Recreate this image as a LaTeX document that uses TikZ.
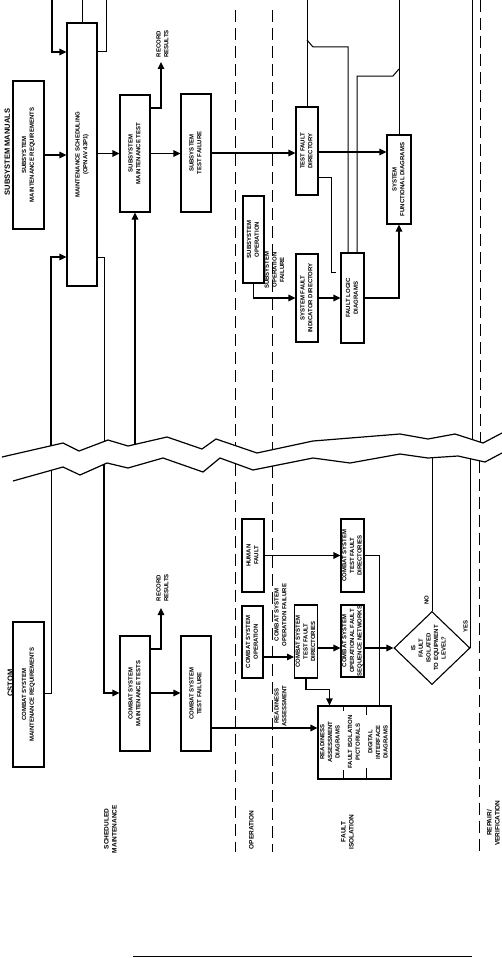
\documentclass[tikz,border=0pt]{standalone}
\usepackage{fontspec}
\setmainfont{Liberation Sans}
\usetikzlibrary{shapes.geometric,arrows.meta,calc}
\newcommand{\rtxt}[1]{\rotatebox{90}{\begin{tabular}{@{}c@{}}#1\end{tabular}}}
\begin{document}
\begin{tikzpicture}[x=1pt,y=-1pt,
 box/.style={draw,line width=1.1pt,inner sep=0pt,font=\bfseries\fontsize{6}{7.6}\selectfont},
 lbl/.style={inner sep=0pt,font=\bfseries\fontsize{6}{7.6}\selectfont},
 hdr/.style={inner sep=0pt,font=\bfseries\fontsize{7.5}{9}\selectfont},
 grp/.style={inner sep=0pt,font=\bfseries\fontsize{6.5}{8}\selectfont},
 ln/.style={line width=1pt},
 arr/.style={line width=1.1pt,-{Triangle[length=7pt,width=6.5pt]}},
 dsh/.style={line width=1pt,dash pattern=on 12pt off 6pt},
 brk/.style={line width=1.2pt,line join=miter}]
\useasboundingbox (0,0) rectangle (502,958);
\fill[white] (0,0) rectangle (502,958);

% ---------- upper half boxes ----------
\node[hdr] (hsub) at (8,152) {\rtxt{SUBSYSTEM MANUALS}};
\node[box,minimum width=31pt,minimum height=148pt] (smr) at (28.5,155) {\rtxt{SUBSYSTEM\\MAINTENANCE REQUIREMENTS}};
\node[box,minimum width=30pt,minimum height=263pt] (ms) at (82,154.5) {\rtxt{MAINTENANCE SCHEDULING\\(OPNAV 43P1)}};
\node[box,minimum width=30pt,minimum height=117pt] (smt) at (135,153.5) {\rtxt{SUBSYSTEM\\MAINTENANCE TEST}};
\node[box,minimum width=30pt,minimum height=118pt] (stf) at (196,153) {\rtxt{SUBSYSTEM\\TEST FAILURE}};
\node[box,minimum width=22pt,minimum height=88pt] (tfd) at (307,151) {\rtxt{TEST FAULT\\DIRECTORY}};
\node[box,minimum width=24pt,minimum height=89pt] (sfd) at (399,179.5) {\rtxt{SYSTEM\\FUNCTIONAL DIAGRAMS}};
\node[box,minimum width=21pt,minimum height=87pt] (so) at (253.5,239.5) {\rtxt{SUBSYSTEM\\OPERATION}};
\node[box,minimum width=22pt,minimum height=88pt] (sfid) at (307,298) {\rtxt{SYSTEM FAULT\\INDICATOR DIRECTORY}};
\node[box,minimum width=23pt,minimum height=90pt] (fld) at (352.5,298) {\rtxt{FAULT LOGIC\\DIAGRAMS}};
\node[lbl] (rrt1) at (163,44) {\rtxt{RECORD\\RESULTS}};
\coordinate (rr1) at (161,62);
\node[lbl] (sofl) at (275,270) {\rtxt{SUBSYSTEM\\OPERATION\\FAILURE}};

% ---------- lower half boxes ----------
\node[hdr] (hcs) at (11,683) {\rtxt{CSTOM}};
\node[box,minimum width=31pt,minimum height=145pt] (csmr) at (28.5,694.5) {\rtxt{COMBAT SYSTEM\\MAINTENANCE REQUIREMENTS}};
\node[box,minimum width=30pt,minimum height=115pt] (csmt) at (135,693.5) {\rtxt{COMBAT SYSTEM\\MAINTENANCE TESTS}};
\node[box,minimum width=30pt,minimum height=115pt] (cstf) at (196,693.5) {\rtxt{COMBAT SYSTEM\\TEST FAILURE}};
\node[box,minimum width=22pt,minimum height=73pt] (hf) at (253,555.5) {\rtxt{HUMAN\\FAULT}};
\node[box,minimum width=21pt,minimum height=72pt] (cso) at (252.5,642) {\rtxt{COMBAT SYSTEM\\OPERATION}};
\node[box,minimum width=22pt,minimum height=73pt] (cstfd2) at (306,641.5) {\rtxt{COMBAT SYSTEM\\TEST FAULT\\DIRECTORIES}};
\node[box,minimum width=23pt,minimum height=73pt] (cstfd1) at (352.5,555.5) {\rtxt{COMBAT SYSTEM\\TEST FAULT\\DIRECTORIES}};
\node[box,minimum width=23pt,minimum height=72pt] (csofsn) at (352.5,641) {\rtxt{COMBAT SYSTEM\\OPERATIONAL FAULT\\SEQUENCE NETWORKS}};
\node[box,minimum width=73pt,minimum height=73pt] (big) at (354.5,742.5) {};
\node[lbl] (bigA) at (330.5,742) {\rtxt{READINESS\\ASSESSMENT\\DIAGRAMS}};
\node[lbl] (bigB) at (354.5,742) {\rtxt{FAULT ISOLATION\\PICTORIALS}};
\node[lbl] (bigC) at (378.5,742) {\rtxt{DIGITAL\\INTERFACE\\DIAGRAMS}};
\draw[ln] (343,706) -- (343,711) (343,770) -- (343,779);
\draw[ln] (366,706) -- (366,715) (366,768) -- (366,779);
\node[draw,line width=1.1pt,diamond,minimum width=76pt,minimum height=73pt,inner sep=0pt] (dia) at (432,648) {};
\node[lbl] (diat) at (429,648) {\rtxt{IS\\FAULT\\ISOLATED\\TO EQUIPMENT\\LEVEL?}};
\node[lbl] (rrt2) at (163,588) {\rtxt{RECORD\\RESULTS}};
\coordinate (rr2) at (161,608);
\node[lbl] (csof) at (281,615) {\rtxt{COMBAT SYSTEM\\OPERATION FAILURE}};
\node[lbl] (rass) at (281,706) {\rtxt{READINESS\\ASSESSMENT}};
\node[lbl] (no) at (427,600) {\rtxt{NO}};
\node[lbl] (yes) at (466,626) {\rtxt{YES}};

% group labels
\node[grp] (g1) at (111,829) {\rtxt{SCHEDULED\\MAINTENANCE}};
\node[grp] (g2) at (252,830) {\rtxt{OPERATION}};
\node[grp] (g3) at (348,832) {\rtxt{FAULT\\ISOLATION}};
\node[grp] (g4) at (494,823) {\rtxt{REPAIR/\\VERIFICATION}};

% ---------- dashed lane lines ----------
\draw[dsh] (235,10) -- (235,445.5);
\draw[dsh] (235,463.5) -- (235,852);
\draw[dsh] (272.5,10) -- (272.5,449.8);
\draw[dsh] (272.5,466.2) -- (272.5,852);
\draw[dsh] (480,0) -- (480,442);
\draw[dsh] (479,460.7) -- (479,852);

% ---------- upper connectors ----------
\draw[arr] (52,0) |- (ms.west |- 0,52);
\draw[ln] (82,0) -- (ms.north);
\draw[ln] (106,0) |- (ms.east |- 0,52);
\draw[ln] (307,0) -- (tfd.north);
\draw[ln] (399,0) -- (sfd.north);
\draw[ln] (472,0) -- (472,439.5);
\draw[ln] ($(fld.north)+(-4.5,0)$) -- (348,47) -- (313,47) -- (307,40);
\draw[ln] ($(fld.north)+(4.5,0)$) -- (357,76) -- (393,76) -- (399,69);
\draw[arr] (smr.east) -- (ms.west |- smr.east);
\draw[arr] (ms.east |- smt.west) -- (smt.west);
\draw[arr] (smt.east) -- (stf.west |- smt.east);
\draw[arr] (stf.east) -- (tfd.west |- stf.east);
\draw[arr] (tfd.east |- 0,152) -- (sfd.west |- 0,152);
\draw[arr] (smt.east |- 0,108) -| (rr1);
\draw[arr] (so.south) |- (sfid.west);
\draw[arr] (sfid.east) -- (fld.west |- sfid.east);
\draw[arr] (fld.east) -| (sfd.south);
\draw[ln] (tfd.east |- 0,177) -| (331,272) -- (336,272);
\draw[arr] (51,445.8) |- (ms.west |- 0,257);
\draw[ln] (ms.east |- 0,257) -| (104,441.5);
\draw[arr] (135,444.4) -- (smt.south);

% ---------- lower connectors ----------
\draw[ln] (csmr.east |- 0,693) -| (51,470.4);
\draw[arr] (104,464.3) |- (csmt.west |- 0,693);
\draw[arr] (csmt.east |- 0,693) -- (cstf.west |- 0,693);
\draw[arr] (csmt.east |- 0,649) -| (rr2);
\draw[arr] (cstf.east |- 0,728) -- (big.west |- 0,728);
\draw[arr] (hf.east) -- (cstfd1.west);
\draw[arr] (cso.east |- 0,657) -- (cstfd2.west |- 0,657);
\draw[arr] (cstfd2.east |- 0,648) -- (csofsn.west |- 0,648);
\draw[arr] (cstfd2.south) |- ($(big.north west)+(12,-16)$) -- ($(big.north west)+(12,0)$);
\draw[ln] (cstfd1.east) -| ($(big.north east)+(-12,0)$);
\draw[arr] (csofsn.east |- 0,648) -- (dia.west);
\draw[ln] (dia.north) -- (dia.north |- 0,457.7);
\draw[ln] (dia.east) -- (dia.east |- 0,458.9);

% ---------- break lines ----------
\draw[brk] (2,457) -- (63,443) -- (79,451) -- (108,440) -- (128,446) -- (167,437) -- (202,449) -- (216,439) -- (257,453) -- (313,441) -- (400,434) -- (428,439) -- (455,434) -- (483,443) -- (502,433);
\draw[brk] (13,481) -- (63,467) -- (80,475) -- (107,463) -- (128,468) -- (163,458) -- (203,472) -- (220,458) -- (253,470) -- (313,458) -- (350,463) -- (400,454) -- (428,458) -- (458,456) -- (485,462) -- (502,453);

% bottom rule
\draw[ln] (133,956) -- (472,956);
\end{tikzpicture}
\end{document}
⁂
Task to complete: Give again, word for word, every line from the top of the data above to the line holding "(sofl) at (275,270)", inclusive, with the pictures left out.

Expected answer:
Recreate this image as a LaTeX document that uses TikZ.
\documentclass[tikz,border=0pt]{standalone}
\usepackage{fontspec}
\setmainfont{Liberation Sans}
\usetikzlibrary{shapes.geometric,arrows.meta,calc}
\newcommand{\rtxt}[1]{\rotatebox{90}{\begin{tabular}{@{}c@{}}#1\end{tabular}}}
\begin{document}
\begin{tikzpicture}[x=1pt,y=-1pt,
 box/.style={draw,line width=1.1pt,inner sep=0pt,font=\bfseries\fontsize{6}{7.6}\selectfont},
 lbl/.style={inner sep=0pt,font=\bfseries\fontsize{6}{7.6}\selectfont},
 hdr/.style={inner sep=0pt,font=\bfseries\fontsize{7.5}{9}\selectfont},
 grp/.style={inner sep=0pt,font=\bfseries\fontsize{6.5}{8}\selectfont},
 ln/.style={line width=1pt},
 arr/.style={line width=1.1pt,-{Triangle[length=7pt,width=6.5pt]}},
 dsh/.style={line width=1pt,dash pattern=on 12pt off 6pt},
 brk/.style={line width=1.2pt,line join=miter}]
\useasboundingbox (0,0) rectangle (502,958);
\fill[white] (0,0) rectangle (502,958);

% ---------- upper half boxes ----------
\node[hdr] (hsub) at (8,152) {\rtxt{SUBSYSTEM MANUALS}};
\node[box,minimum width=31pt,minimum height=148pt] (smr) at (28.5,155) {\rtxt{SUBSYSTEM\\MAINTENANCE REQUIREMENTS}};
\node[box,minimum width=30pt,minimum height=263pt] (ms) at (82,154.5) {\rtxt{MAINTENANCE SCHEDULING\\(OPNAV 43P1)}};
\node[box,minimum width=30pt,minimum height=117pt] (smt) at (135,153.5) {\rtxt{SUBSYSTEM\\MAINTENANCE TEST}};
\node[box,minimum width=30pt,minimum height=118pt] (stf) at (196,153) {\rtxt{SUBSYSTEM\\TEST FAILURE}};
\node[box,minimum width=22pt,minimum height=88pt] (tfd) at (307,151) {\rtxt{TEST FAULT\\DIRECTORY}};
\node[box,minimum width=24pt,minimum height=89pt] (sfd) at (399,179.5) {\rtxt{SYSTEM\\FUNCTIONAL DIAGRAMS}};
\node[box,minimum width=21pt,minimum height=87pt] (so) at (253.5,239.5) {\rtxt{SUBSYSTEM\\OPERATION}};
\node[box,minimum width=22pt,minimum height=88pt] (sfid) at (307,298) {\rtxt{SYSTEM FAULT\\INDICATOR DIRECTORY}};
\node[box,minimum width=23pt,minimum height=90pt] (fld) at (352.5,298) {\rtxt{FAULT LOGIC\\DIAGRAMS}};
\node[lbl] (rrt1) at (163,44) {\rtxt{RECORD\\RESULTS}};
\coordinate (rr1) at (161,62);
\node[lbl] (sofl) at (275,270) {\rtxt{SUBSYSTEM\\OPERATION\\FAILURE}};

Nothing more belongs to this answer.